Il faut créer les conditions d’un imaginaire. Pour penser demain, il faut pouvoir le faire, il faut avoir des outils intellectuels qui nous permettent de penser l’avenir. Ces outils là n’existent plus. Nous sommes empêtrés dans un présent terne, et les perspectives d’avenir sont ternes. Nous aimons nous le rappeler constamment en ironisant « on va tous mourir, tout est foutu ». Le seul mort est l’imaginaire qui nous permet de penser notre propre émancipation.

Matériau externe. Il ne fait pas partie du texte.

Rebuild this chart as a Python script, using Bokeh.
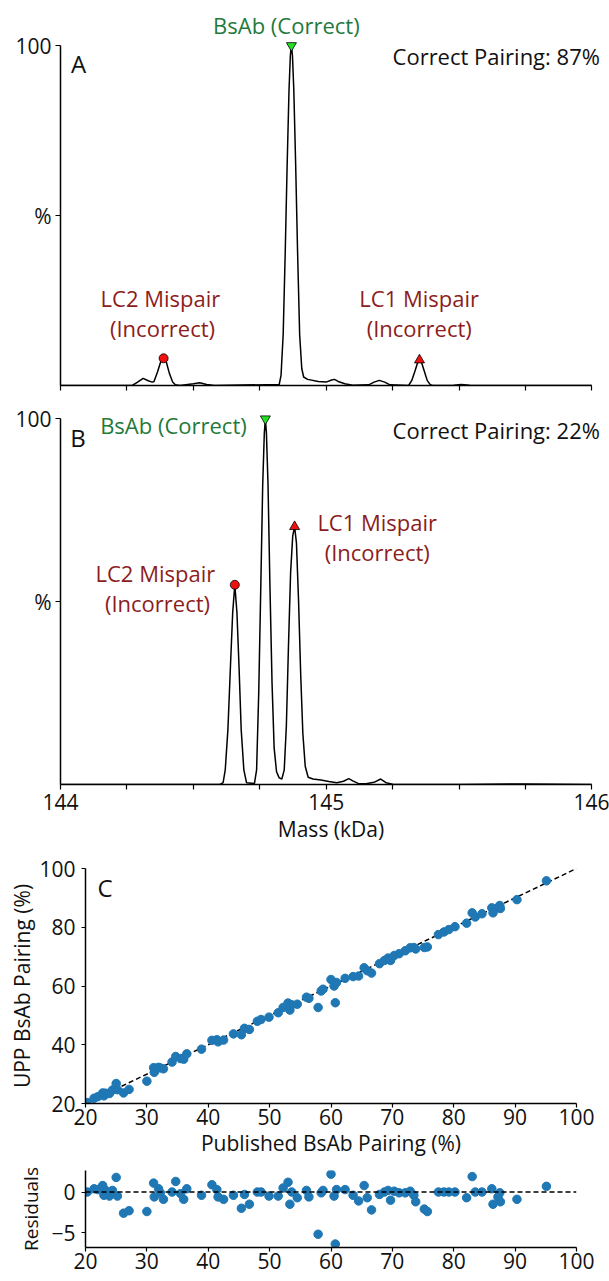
from bokeh.plotting import figure
from bokeh.models import Range1d, FixedTicker, Label, Span
from bokeh.layouts import column
from bokeh.embed import file_html
from bokeh.resources import INLINE

FONT = "Open Sans"
GREEN_TXT = "#1f7a3c"
RED_TXT = "#8c1d1d"
DOT = "#1f77b4"

# ---------------- data ----------------
# Panel A deconvoluted spectrum (mass kDa, relative intensity %)
mass_a = [144.0, 144.27, 144.29, 144.311, 144.33, 144.345, 144.352, 144.365, 144.378,
          144.388, 144.398, 144.41, 144.422, 144.432, 144.45, 144.50, 144.524, 144.55,
          144.58, 144.823, 144.830, 144.838, 144.846, 144.853, 144.860, 144.865, 144.869,
          144.873, 144.878, 144.885, 144.892, 144.900, 144.908, 144.915, 144.93, 144.97,
          145.00, 145.02, 145.031, 145.045, 145.07, 145.10, 145.16, 145.18, 145.20, 145.22,
          145.24, 145.31, 145.322, 145.335, 145.345, 145.351, 145.358, 145.368, 145.38,
          145.392, 145.40, 145.48, 145.508, 145.54, 145.60, 146.0]
int_a = [0, 0, 1.0, 2.1, 1.4, 1.0, 1.2, 4.0, 7.2,
         8.0, 7.0, 3.5, 1.0, 0.2, 0, 0.5, 0.8, 0.3,
         0, 0.3, 3, 15, 40, 65, 87, 97, 100,
         97, 87, 65, 40, 15, 5, 2.5, 1.8, 1.2,
         1.0, 1.6, 1.8, 1.2, 0.5, 0.1, 0.2, 1.0, 1.5, 1.0,
         0.2, 0, 1.5, 4.5, 7.0, 7.5, 7.0, 4.5, 1.5,
         0.2, 0, 0.1, 0.3, 0.1, 0, 0]

# Panel B deconvoluted spectrum
mass_b = [144.0, 144.60, 144.612, 144.62, 144.63, 144.64, 144.648, 144.656, 144.664,
          144.672, 144.68, 144.69, 144.70, 144.73, 144.738, 144.746, 144.754, 144.761,
          144.767, 144.771, 144.775, 144.781, 144.788, 144.796, 144.804, 144.813, 144.823,
          144.833, 144.842, 144.85, 144.858, 144.866, 144.874, 144.881, 144.888, 144.896,
          144.904, 144.912, 144.921, 144.932, 144.95, 144.98, 145.01, 145.04, 145.065,
          145.085, 145.10, 145.12, 145.15, 145.18, 145.205, 145.225, 145.25, 145.5,
          145.75, 146.0]
int_b = [0, 0, 0.5, 4, 15, 33, 47, 54.6, 47,
         32, 15, 4, 0.5, 0.3, 4, 25, 55, 82,
         96, 100, 96, 82, 55, 28, 10, 3.5, 1.8,
         1.5, 4, 16, 38, 58, 68, 70.5, 66, 50,
         30, 14, 5, 2, 1.5, 1.2, 0.8, 0.5, 0.9,
         1.6, 1.0, 0.3, 0.2, 0.6, 1.5, 0.5, 0.1, 0,
         0.15, 0]

# annotated peaks: [BsAb (correct), LC2 mispair, LC1 mispair]
peak_mass_a = [144.869, 144.388, 145.351]
peak_int_a = [100, 8.0, 7.5]
peak_mass_b = [144.771, 144.656, 144.881]
peak_int_b = [100, 54.6, 70.5]
correct_pairing = [87, 22]

mass_ticks = [144.0, 144.25, 144.5, 144.75, 145.0, 145.25, 145.5, 145.75, 146.0]
mass_labels = {144.0: "144", 145.0: "145", 146.0: "146"}

# Panel C: published vs UPP BsAb pairing (%)
published = [20.3, 21.4, 22.0, 22.8, 23.0, 23.3, 23.9, 24.4, 25.0, 25.2, 26.2, 27.1,
             30.0, 31.1, 31.2, 31.9, 32.2, 32.7, 34.1, 34.7, 35.5, 36.0, 36.5, 38.9,
             40.6, 41.4, 41.6, 42.5, 44.1, 45.4, 45.9, 46.7, 48.0, 48.6, 49.9, 51.4,
             52.2, 53.0, 53.3, 53.6, 54.5, 56.0, 56.4, 57.9, 58.4, 58.7, 60.0, 60.5,
             60.7, 60.9, 62.3, 63.6, 64.5, 65.4, 65.9, 66.6, 67.9, 68.7, 69.3, 69.7,
             70.3, 71.1, 72.1, 72.9, 73.5, 73.8, 75.2, 75.7, 77.5, 78.4, 79.2, 80.2,
             82.1, 83.0, 83.5, 84.6, 86.2, 86.4, 87.2, 87.5, 87.6, 90.3, 95.1]
upp = [20.3, 21.8, 22.3, 23.6, 22.6, 23.5, 23.4, 24.6, 26.8, 24.7, 23.6, 24.8,
       27.6, 32.2, 30.6, 32.3, 32.1, 31.8, 34.1, 36.0, 35.3, 35.1, 36.9, 38.5,
       41.5, 41.7, 41.0, 41.6, 43.7, 43.4, 45.6, 45.2, 48.0, 48.6, 49.4, 50.9,
       52.7, 54.2, 51.8, 53.6, 53.8, 56.2, 55.8, 52.7, 58.3, 58.9, 62.2, 60.0,
       54.3, 61.2, 62.6, 63.2, 63.4, 66.2, 65.2, 64.4, 67.6, 68.7, 69.5, 68.7,
       70.4, 71.0, 72.0, 73.0, 73.1, 72.6, 73.1, 73.3, 77.5, 78.4, 79.2, 80.2,
       81.4, 84.9, 83.5, 84.6, 86.6, 84.9, 86.6, 87.4, 86.4, 89.4, 95.8]
residuals = [0.0, 0.4, 0.3, 0.8, -0.4, 0.2, -0.5, 0.2, 1.8, -0.5, -2.6, -2.3,
             -2.4, 1.1, -0.6, 0.4, -0.1, -0.9, 0.0, 1.3, -0.2, -0.9, 0.4, -0.4,
             0.9, 0.3, -0.6, -0.9, -0.4, -2.0, -0.3, -1.5, 0.0, 0.0, -0.5, -0.5,
             0.5, 1.2, -1.5, 0.0, -0.7, 0.2, -0.6, -5.2, -0.1, 0.2, 2.2, -0.5,
             -6.4, 0.3, 0.3, -0.4, -1.1, 0.8, -0.7, -2.2, -0.3, 0.0, 0.2, -1.0,
             0.1, -0.1, -0.1, 0.1, -0.4, -1.2, -2.1, -2.4, 0.0, 0.0, 0.0, 0.0,
             -0.7, 1.9, 0.0, 0.0, 0.4, -1.5, -0.6, -0.1, -1.2, -0.9, 0.7]
identity = [20, 100]
pct_ticks = [20, 40, 60, 80, 100]
pub_ticks = [20, 30, 40, 50, 60, 70, 80, 90, 100]
res_ticks = [-5, 0]


def style_axis(ax, size="21px", tick_out=5, standoff=4):
    ax.axis_line_width = 1.5
    ax.axis_line_color = "black"
    ax.major_tick_line_width = 1.2
    ax.major_tick_out = tick_out
    ax.major_tick_in = 0
    ax.minor_tick_out = 0
    ax.minor_tick_in = 0
    ax.major_label_text_font = FONT
    ax.major_label_text_font_size = size
    ax.major_label_text_color = "#111111"
    ax.major_label_standoff = standoff
    ax.axis_label_text_font = FONT
    ax.axis_label_text_font_size = size
    ax.axis_label_text_font_style = "normal"
    ax.axis_label_text_color = "#111111"


def add_text(p, x, y, txt, color="#111111", align="center", size="22px"):
    p.add_layout(Label(x=x, y=y, text=txt, text_color=color, text_align=align,
                       text_baseline="middle", text_font=FONT, text_font_size=size))


def base_fig(fw, fh, xr, yr, left, right, top, bottom):
    p = figure(frame_width=fw, frame_height=fh, x_range=xr, y_range=yr,
               output_backend="svg", toolbar_location=None,
               min_border_left=left, min_border_right=right, min_border_top=top,
               min_border_bottom=bottom, frame_align=False)
    p.outline_line_color = None
    p.grid.visible = False
    return p


def spectrum(mass, inten, pk_m, pk_i, fh, ytop, top, bottom, show_labels):
    p = base_fig(541, fh, Range1d(144, 146.036), Range1d(0, ytop), 60, 8, top, bottom)
    p.line(mass, inten, color="black", line_width=1.5)
    p.scatter([pk_m[0]], [pk_i[0]], marker="inverted_triangle", size=10,
              fill_color="#22e022", line_color="black", line_width=0.8)
    p.scatter([pk_m[1]], [pk_i[1]], marker="circle", size=9,
              fill_color="#ee1111", line_color="black", line_width=0.8)
    p.scatter([pk_m[2]], [pk_i[2]], marker="triangle", size=10,
              fill_color="#ee1111", line_color="black", line_width=0.8)
    xa = p.xaxis[0]
    ya = p.yaxis[0]
    style_axis(xa)
    style_axis(ya)
    xa.ticker = FixedTicker(ticks=mass_ticks)
    xa.bounds = (144, 146)
    if show_labels:
        xa.major_label_overrides = {t: mass_labels.get(t, "") for t in mass_ticks}
        xa.major_label_standoff = 4
        xa.axis_label = "Mass (kDa)"
        xa.axis_label_standoff = 2
    else:
        xa.major_label_overrides = {t: "" for t in mass_ticks}
        xa.major_label_text_font_size = "1px"
        xa.major_label_standoff = 0
    ya.ticker = FixedTicker(ticks=[50, 100])
    ya.major_label_overrides = {50: "%", 100: "100"}
    ya.bounds = (0, 100)
    return p


# ---------------- panel A ----------------
pA = spectrum(mass_a, int_a, peak_mass_a, peak_int_a, 377, 110.9, 8, 10, False)
add_text(pA, 144.068, 94.7, "A", size="24px")
add_text(pA, 144.85, 105.9, "BsAb (Correct)", GREEN_TXT)
add_text(pA, 146.03, 96.8, f"Correct Pairing: {correct_pairing[0]}%", align="right")
add_text(pA, 144.376, 25.6, "LC2 Mispair", RED_TXT)
add_text(pA, 144.384, 16.8, "(Incorrect)", RED_TXT)
add_text(pA, 145.35, 25.6, "LC1 Mispair", RED_TXT)
add_text(pA, 145.35, 16.8, "(Incorrect)", RED_TXT)

# ---------------- panel B ----------------
pB = spectrum(mass_b, int_b, peak_mass_b, peak_int_b, 389, 106.37, 0, 68, True)
add_text(pB, 144.066, 95.0, "B", size="24px")
add_text(pB, 144.425, 98.2, "BsAb (Correct)", GREEN_TXT)
add_text(pB, 146.03, 96.8, f"Correct Pairing: {correct_pairing[1]}%", align="right")
add_text(pB, 145.192, 71.7, "LC1 Mispair", RED_TXT)
add_text(pB, 145.192, 63.6, "(Incorrect)", RED_TXT)
add_text(pB, 144.357, 57.8, "LC2 Mispair", RED_TXT)
add_text(pB, 144.365, 49.6, "(Incorrect)", RED_TXT)

# ---------------- panel C ----------------
pC = base_fig(491, 235, Range1d(20, 100), Range1d(20, 100), 85, 33, 16, 64)
pC.line(identity, identity, color="black", line_width=1.5, line_dash="5 3")
pC.scatter(published, upp, size=8.5, fill_color=DOT, line_color=DOT)
style_axis(pC.xaxis[0], tick_out=4, standoff=1)
style_axis(pC.yaxis[0], tick_out=4, standoff=6)
pC.xaxis[0].ticker = FixedTicker(ticks=pub_ticks)
pC.yaxis[0].ticker = FixedTicker(ticks=pct_ticks)
pC.xaxis[0].axis_label = "Published BsAb Pairing (%)"
pC.yaxis[0].axis_label = "UPP BsAb Pairing (%)"
pC.xaxis[0].axis_label_standoff = 1
pC.yaxis[0].axis_label_standoff = 0
add_text(pC, 23.2, 93.7, "C", size="24px")

# ---------------- residuals ----------------
pR = base_fig(491, 77, Range1d(20, 100), Range1d(-6.83, 2.65), 85, 33, 3, 34)
pR.add_layout(Span(location=0, dimension="width", line_color="black", line_width=1.5,
                   line_dash="5 3"))
pR.scatter(published, residuals, size=8.5, fill_color=DOT, line_color=DOT)
style_axis(pR.xaxis[0], tick_out=4, standoff=1)
style_axis(pR.yaxis[0], tick_out=4, standoff=6)
pR.xaxis[0].ticker = FixedTicker(ticks=pub_ticks)
pR.yaxis[0].ticker = FixedTicker(ticks=res_ticks)
pR.yaxis[0].major_label_overrides = {-5: "\u22125", 0: "0"}
pR.yaxis[0].axis_label = "Residuals"
pR.yaxis[0].axis_label_text_font_size = "19px"
pR.yaxis[0].axis_label_standoff = 4

layout = column(pA, pB, pC, pR, spacing=0)
open("out.html", "w").write(file_html(layout, INLINE))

Il faut élaborer la diffusion de cet imaginaire. Si cette notion d’imaginaire semble abstraite ou trop évidente, elle ne l’est pas. Depuis trop longtemps, les conditions matérielles de vie de beaucoup d’entre nous n’ont pas permis d’accéder à ce capital culturel nécessaire à imaginer les lendemains qui chantent. Dans ce cas, il suffit d’un démagogue pour exploiter les frustrations. On connait le résultat.

Il faut s’organiser. La montée de l’extrême droite est liée à une montée de la violence. Quand ses discours deviennent audibles, la violence devient acceptable. Ces gens ne se vengent pas du capitalisme sur des abris bus, ils organisent des descentes en nombre pour se faire justice eux-même. Le danger est réel.

Enfin, il ne faut pas renoncer. Parce que l’abandon, c’est un luxe que beaucoup de camarades racisé.e.s, les femmes, les LGBT, n’ont pas et face au rouleau compresseur de l’extrême droite, ils seront toujours l’objet de toutes les haines.

La riposte se construira sur le long terme et sera faite de nombreuses nouvelles défaites. Mais il est important de voir, non pas la prochaine élection, déjà perdue, mais des échéances plus longues. Entre temps, il est indispensable de penser une défense antifasciste qui reconstitue un véritable cordon sanitaire.